Keresahan tersebut wajar terjadi mengingat hari raya tahun lalu banyak perusahaan yang tidak membayar THR lebaran bagi karyawannya.
Catatan Kemenaker tahun 2020, ada 410 laporan pengaduan pembayaran THR Lebaran. Dari total laporan tersebut, baru 307 perusahaan yang telah melunasi (Kompas, 13/4/2021).
Aturannya, pengusaha yang terlambat membayar akan dikenai denda 5 persen dari total THR. Bahkan jika tidak membayar tunjangan akan dikenai sanksi administratif.
Sebelum pandemi saja, aturan tersebut banyak diabaikan. Kondisi sekarang agaknya akan semakin banyak perusahaan yang tidak memberikan THR, terkait dengan belum stabilnya perekonomian Indonesia.
Dampak pandemi
Perekonomian Indonesia di masa pandemi ini belum stabil. Ekonomi Indonesia triwulan IV-2020 dibandingkan triwulan IV-2019 masih terkontraksi 2,19 persen. Meski sebenarnya angka tersebut sedikit mengalami perbaikan dibandingkan pertumbuhan triwulan III, yakni -3,49 persen.

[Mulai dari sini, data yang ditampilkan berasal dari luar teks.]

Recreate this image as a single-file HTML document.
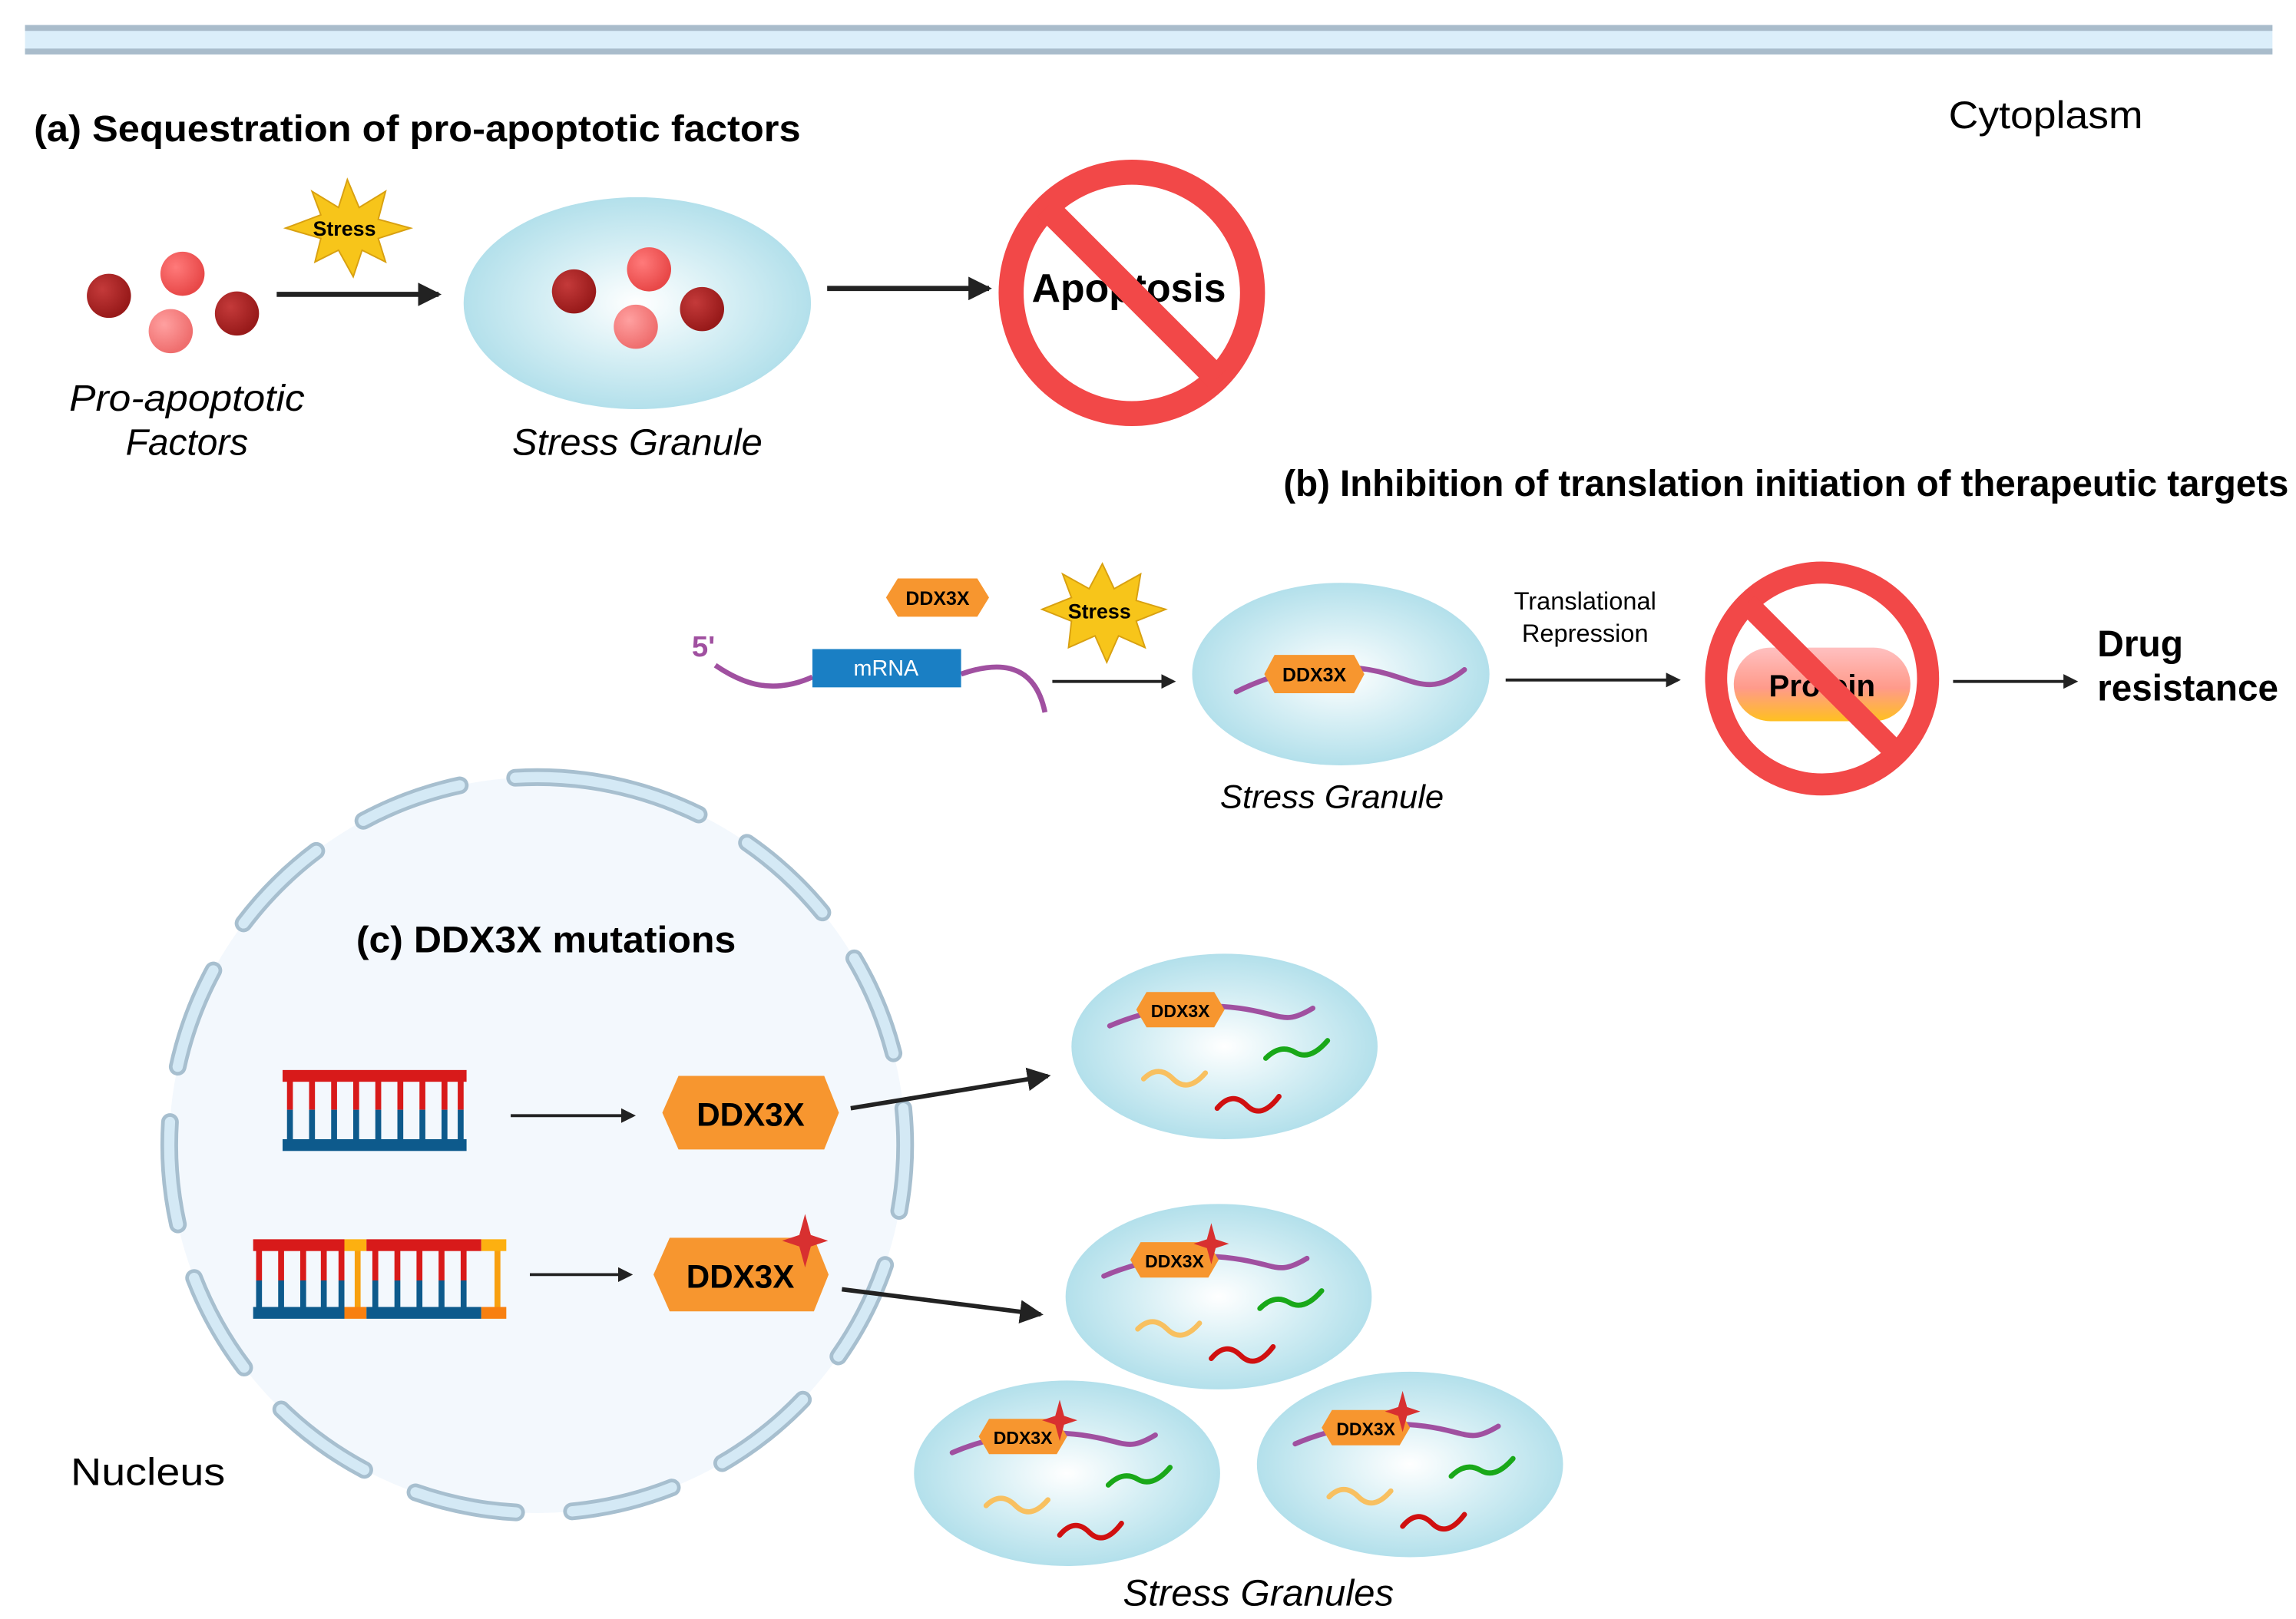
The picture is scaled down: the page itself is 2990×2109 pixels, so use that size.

Kontraksi kegiatan ekonomi tersebut dipengaruhi oleh beberapa sektor ekonomi yang masih tumbuh negatif. Di antaranya industri pengolahan (-3,14%), perdagangan (-3,64%), konstruksi (-5,67%), pertambangan dan penggalian (-1,2%), serta transportasi dan pergudangan (-13,42 persen).
Disusul sektor penyediaan akomodasi dan makan minum serta jasa perusahaan. Kondisi ekonomi sektor-sektor tersebut belum bisa pulih seperti sebelum pandemi.
Hal tersebut akan memengaruhi kinerja perusahaan dalam sektor ekonomi tersebut. Selanjutnya bisa jadi berdampak pada pemberian THR. Dari hitungan Litbang Kompas, diperkirakan ada sekitar 57 persen tenaga kerja dari sejumlah sektor yang terkontraksi tersebut yang bakal terkena pengaruh.
Tidak dapat dimungkiri, pandemi Covid-19 menjadi masa pelik yang sulit dihadapi sebagian pengusaha. Namun, THR sebagai kewajiban sudah seharusnya tetap dibayarkan untuk meningkatkan kesejahteraan pekerja.